19. Cat and dog roles in business
Both cats and dogs have distinct roles to play throughout an organisation. By understanding where each type performs best, you can place people in suitable positions and understand what causes problems.
- Cats who reach high levels may need to develop approachable dog qualities in order to communicate better.
- Dogs who get promoted to high levels need to learn how to exude credibility and handle the big cats.
20. Mastering cat and dog charisma
Because there are specific nonverbal behaviours that reveal your underlying cat or dog tendency, you can, by changing your style of communication and adopting the appropriate nonverbals, raise your charismatic appeal in either direction.
- First you need to have identified, in a particular communication situation, whether you have been exhibiting predominantly cat or dog behaviour.
- Next, decide whether you need more cat or dog in order to achieve the desired effect in this communication.
- If you want to develop the personal relationship side, increase the level of dog nonverbals.
- If you need more respect and leadership, increase the cat nonverbals.
21. Group dynamics: a new twist on meetings
At most meetings you will have a mixed group of dogs and cats.
- The highly people-skilled, competent dogs usually get along with everyone and they are likely to be willing to listen and want to know what everyone thinks. This means that dogs present few problems at meetings.
- Whenever only dogs are present at a meeting, you will have excellent team work, high participation, good brainstorming, productive planning, bags of competence and lots of camaraderie.
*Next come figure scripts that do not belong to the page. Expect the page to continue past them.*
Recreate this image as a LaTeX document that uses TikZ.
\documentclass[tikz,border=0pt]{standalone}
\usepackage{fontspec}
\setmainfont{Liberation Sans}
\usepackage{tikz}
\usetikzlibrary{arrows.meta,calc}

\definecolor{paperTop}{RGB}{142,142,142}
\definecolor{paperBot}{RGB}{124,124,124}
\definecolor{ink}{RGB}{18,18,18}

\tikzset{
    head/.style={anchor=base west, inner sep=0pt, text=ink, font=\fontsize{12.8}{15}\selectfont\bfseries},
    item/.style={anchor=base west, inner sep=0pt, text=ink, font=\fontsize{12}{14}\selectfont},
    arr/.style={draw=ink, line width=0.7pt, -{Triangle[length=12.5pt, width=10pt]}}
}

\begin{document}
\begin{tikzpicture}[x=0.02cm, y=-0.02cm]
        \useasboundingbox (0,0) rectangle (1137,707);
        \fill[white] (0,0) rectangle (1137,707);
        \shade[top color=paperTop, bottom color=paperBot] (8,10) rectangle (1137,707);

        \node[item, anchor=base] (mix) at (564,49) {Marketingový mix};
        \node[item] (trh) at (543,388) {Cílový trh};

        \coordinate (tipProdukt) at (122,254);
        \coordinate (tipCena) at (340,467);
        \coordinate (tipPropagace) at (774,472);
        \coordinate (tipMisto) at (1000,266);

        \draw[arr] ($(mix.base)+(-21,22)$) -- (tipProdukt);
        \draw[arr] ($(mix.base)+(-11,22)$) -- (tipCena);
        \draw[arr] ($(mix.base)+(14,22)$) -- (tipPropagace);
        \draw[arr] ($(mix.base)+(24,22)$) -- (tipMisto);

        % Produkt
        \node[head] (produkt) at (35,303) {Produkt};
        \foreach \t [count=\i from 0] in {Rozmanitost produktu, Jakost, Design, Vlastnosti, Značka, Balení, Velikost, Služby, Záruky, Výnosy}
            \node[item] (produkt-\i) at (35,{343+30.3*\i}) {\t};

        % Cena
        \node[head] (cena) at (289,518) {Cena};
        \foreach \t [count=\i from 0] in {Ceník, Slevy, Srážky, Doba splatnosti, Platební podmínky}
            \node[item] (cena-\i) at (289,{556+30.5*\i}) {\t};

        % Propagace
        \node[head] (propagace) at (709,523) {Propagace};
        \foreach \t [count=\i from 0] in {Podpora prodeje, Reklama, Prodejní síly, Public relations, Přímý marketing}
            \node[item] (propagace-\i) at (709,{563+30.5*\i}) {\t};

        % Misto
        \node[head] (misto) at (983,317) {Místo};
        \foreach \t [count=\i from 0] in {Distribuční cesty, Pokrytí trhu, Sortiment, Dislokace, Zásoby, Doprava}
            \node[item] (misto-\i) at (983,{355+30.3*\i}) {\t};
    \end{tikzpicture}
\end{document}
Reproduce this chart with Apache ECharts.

Productivity may be slow, but there’ll be a lot of fun.
- In a room full of cats, the vying for competition and power will barely be disguised. Preference is given to delivering bullet point reports – fast, direct and to the point. Expect open challenges, criticism and conflict.
22. Charismatic group dynamics
There are over 70 nonverbal skills of handling group dynamics that are best taught face-to-face. The good news is that if you can begin practising just a few of the easy nonverbal cat and dog behaviours, your ability to influence the political dynamics of groups will be surprisingly effective.
- If you can raise your awareness of when people are breathing in and out, you can accurately choose the right moment to speak and be heard.
- Curiously, the people who say the least often sound much more intelligent. Cats make great use of the pregnant pause.
- Most people make the mistake of satisfying everyone’s needs and supplying all the information necessary. Less is more. Cats like to be teased and tantalised.
23. Decontaminating hot topics
A key charismatic skill is knowing how to handle or deflect potential conflict – how not to get shot!
- Whenever you have bad news to disclose or whenever the communication gets heated, start with ‘getting it off to one side’, preferably in some visual form.
- Avoid looking at your listener(s) while talking about anything negative. Use a credible, level voice tone.
- Be aware of the power spots in the room and consider seating positions.
- At any meeting you can influence who gets more credibility through acknowledgement and ignoring.